Fortunately, Peter Milner and James Olds didn’t have
perfect aim with their electrodes.
While postdoctoral fellows at McGill University under the direction of
the renowned psychologist Donald Hebb, Olds and Milner were conducting
experiments which involved implanting electrodes deep into the brains of
rats. The implanting surgery was
done under anesthesia and the electrodes, two of them, half a millimeter apart,
were then cemented to the skull.
After a few days to recover from the surgery, the rats were fine. Long, flexible wires were attached to
the electrodes at one end and to a electrical stimulator at the other, to allow
for discrete activation of the specific brain region where the tips of the
electrodes had come to rest. One
particular Fall day, Olds and Milner were testing a rat in which they had
attempted to target a structure called the midbrain reticular system. Located at the midline of the brain, at
the point where the base of the brain tapers to form the brainstem, this region
had previously been shown by another lab to control sleeping and waking
cycles. But in this surgery, the
electrode had gone astray and it wound up, still at the midline, but in
somewhat more forward position in the brain, a region called the medial
forebrain bundle.
The rat was
placed in a large box with corners labeled A, B, C, and D and was allowed to
explore freely. But, whenever the
rat went to corner A, the experimenter pressed a button to deliver a brief,
mild electrical shock through the implanted electrodes.
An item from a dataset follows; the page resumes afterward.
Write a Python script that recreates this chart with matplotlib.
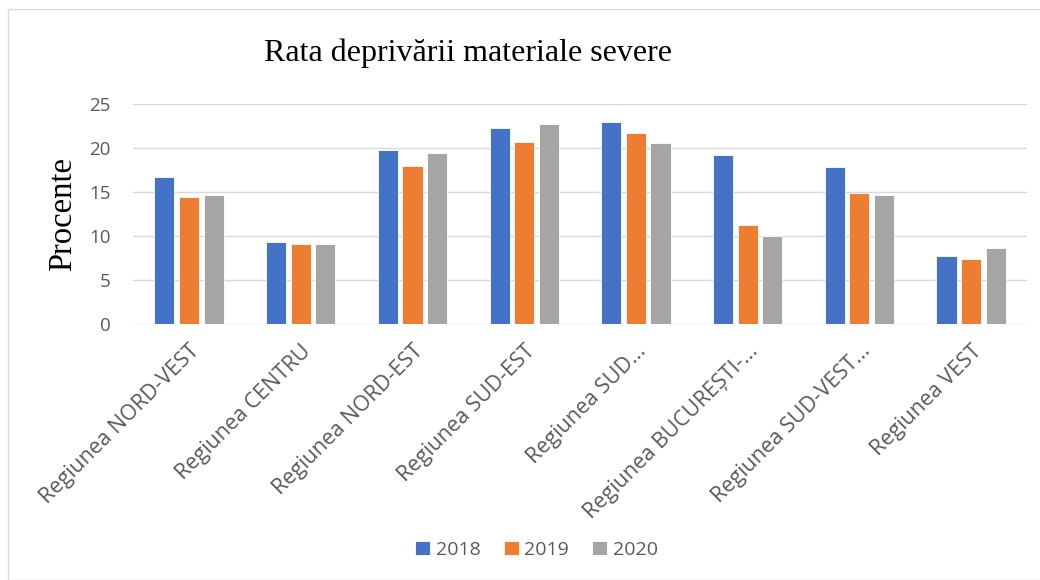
import numpy as np
import matplotlib.pyplot as plt
from matplotlib.patches import Rectangle

# Date
regiuni = ["Regiunea NORD-VEST", "Regiunea CENTRU", "Regiunea NORD-EST",
           "Regiunea SUD-EST", "Regiunea SUD...", "Regiunea BUCUREȘTI-...",
           "Regiunea SUD-VEST...", "Regiunea VEST"]
ani = ["2018", "2019", "2020"]
v2018 = [16.75, 9.35, 19.8, 22.3, 23.0, 19.25, 17.8, 7.75]
v2019 = [14.45, 9.05, 17.9, 20.7, 21.7, 11.2, 14.9, 7.4]
v2020 = [14.7, 9.05, 19.4, 22.7, 20.6, 10.0, 14.7, 8.6]
culori = ["#4472C4", "#ED7D31", "#A5A5A5"]

fig = plt.figure(figsize=(10.4, 5.8), dpi=100)
ax = fig.add_axes([0.128, 0.4414, 0.8595, 0.3793])

x = np.arange(len(regiuni))
for i, (vals, an) in enumerate(zip([v2018, v2019, v2020], ani)):
    ax.bar(x + (i - 1) * 0.22, vals, width=0.18, color=culori[i],
           edgecolor="white", linewidth=0.6, label=an, zorder=3)

ax.set_xlim(-0.5, len(regiuni) - 0.5)
ax.set_ylim(0, 25)
ax.set_yticks([0, 5, 10, 15, 20, 25])
ax.grid(axis="y", color="#D9D9D9", linewidth=1, zorder=0)
for s in ax.spines.values():
    s.set_visible(False)
ax.tick_params(axis="both", length=0, colors="#595959")
ax.tick_params(axis="y", pad=16, labelsize=13.5)
ax.tick_params(axis="x", pad=12)
ax.set_xticks(x)
ax.set_xticklabels(regiuni, rotation=45, ha="right", rotation_mode="anchor",
                   fontfamily="Open Sans", fontsize=15.5)
for lab in ax.get_yticklabels():
    lab.set_fontfamily("Open Sans")

ax.set_ylabel("Procente", fontfamily="Liberation Serif", fontsize=23.5, labelpad=8)

fig.text(0.45, 0.908, "Rata deprivării materiale severe", ha="center", va="center",
         fontfamily="Liberation Serif", fontsize=23)

leg = fig.legend(loc="center", bbox_to_anchor=(0.516, 0.052), ncol=3, frameon=False,
                 handlelength=0.75, handleheight=0.75, handletextpad=0.3, columnspacing=1.2,
                 prop={"family": "Open Sans", "size": 14})
for t in leg.get_texts():
    t.set_color("#595959")

# chenar
fig.patches.append(Rectangle((0.008, 0.0), 1.0, 0.985, transform=fig.transFigure,
                             fill=False, edgecolor="#D9D9D9", linewidth=1))

fig.savefig("out.png", dpi=100)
After a few jolts, the rat kept
returning to corner A and finally fell asleep in a different location. The next day, however, the rat seemed
even more interested in corner A.
Olds and Milner were excited: they believed that they has found a brain
region that, when stimulated, provoked curiosity. However, further experiments on this same rat soon proved
that not to be the case. By this
time, the rat had a acquired a habit of returning often to corner A to be
stimulated. The experimenters then
tried to coax the rat away from corner A: they would give a shock every time
the rat made a step in the direction of corner B. This worked all too well—within 5 minutes, the rat was in
corner B. Further investigation
revealed that this rat could be directed to any location within the box with
well-timed brain shocks—brief ones to guide the rat to the target location and
more sustained ones once there.
Many years
earlier, the psychologist B.F. Skinner had devised the operant conditioning
chamber or “Skinner Box” in which a lever press by an animal triggered either a
reinforcing stimulus such as delivery of food or water, or a punishing stimulus
like a painful footshock. Olds and
Milner soon adapted the chamber so that a lever press would deliver direct
brain stimulation through the implanted electrodes. What resulted was perhaps the most dramatic experiment in
the history of behavioral neuroscience—rats would press the lever as many as
7,000 times per hour to stimulate their brains. They weren’t stimulating a “curiosity center” at all-- this
was a reward circuit, the activation of which was much more powerful than any
natural stimulus. A series of
amazing experiments revealed that rats preferred reward circuit stimulation to
food (even when they were hungry) and water (even when they were thirsty). Self-stimulating male rats would
ignore a female in heat and would repeatedly cross footshock-delivering flood
grids to reach the lever. Female
rats would abandon their newborn nursing pups to continually press the lever. Some rats would self-stimulate 2,000
times per hour for 24 hours, to the exclusion of all other activities. They had to be unhooked from the
apparatus to prevent starvation!
Further work
was done to systematically vary the placement of the electrode tips and thereby
map the reward circuits of the brain.
These experiments revealed that stimulation of the upper surface of the
brain, the neocortex, where sensory and motor processing reside, produced no
reward—the rats continued to press the lever at chance levels. However, deep in the brain, there was
not just a single discrete location underlying reward. Rather, a group of interconnected
structures, all located at the base of the brain and distributed along the
midline comprised the reward circuit.
These included a variety of locations with names like the ventral
tegmental area, amygdala, medial forebrain bundle and septum as well as
portions of the thalamus and hypothalamus. Not all of these areas were equally rewarding. Stimulation in some parts of this
“medial forebrain reward circuit” could support self stimulation rates of 7,000
times/hour while others only elicited 200 times/hour.
It’s hard to
imagine now, but at the time, the notion that motivational or reward mechanisms
could be localized to certain brain regions or circuits was highly
controversial. The dominant
theory, which had held sway for many years, was that excitation of the brain
was always punishing and that learning and the development of behavior could be
explained solely by punishment avoidance. This was called the “drive-reduction hypothesis.” In Olds’ characterization of this
theory, “…pain supplies the push and learning based on pain reduction supplies
the direction.” There was no need
for reward: it was all stick, no carrot.
The pioneering experiments of Olds and Milner clearly demolished the
punishment-only model in favor of a more comprehensive, hedonistic view that
“behavior is pulled forward by pleasure as well as pushed forward by pain”
(Olds, 1958). In this way, brain
pleasure/reward circuits were revealed as important determinants of behavior.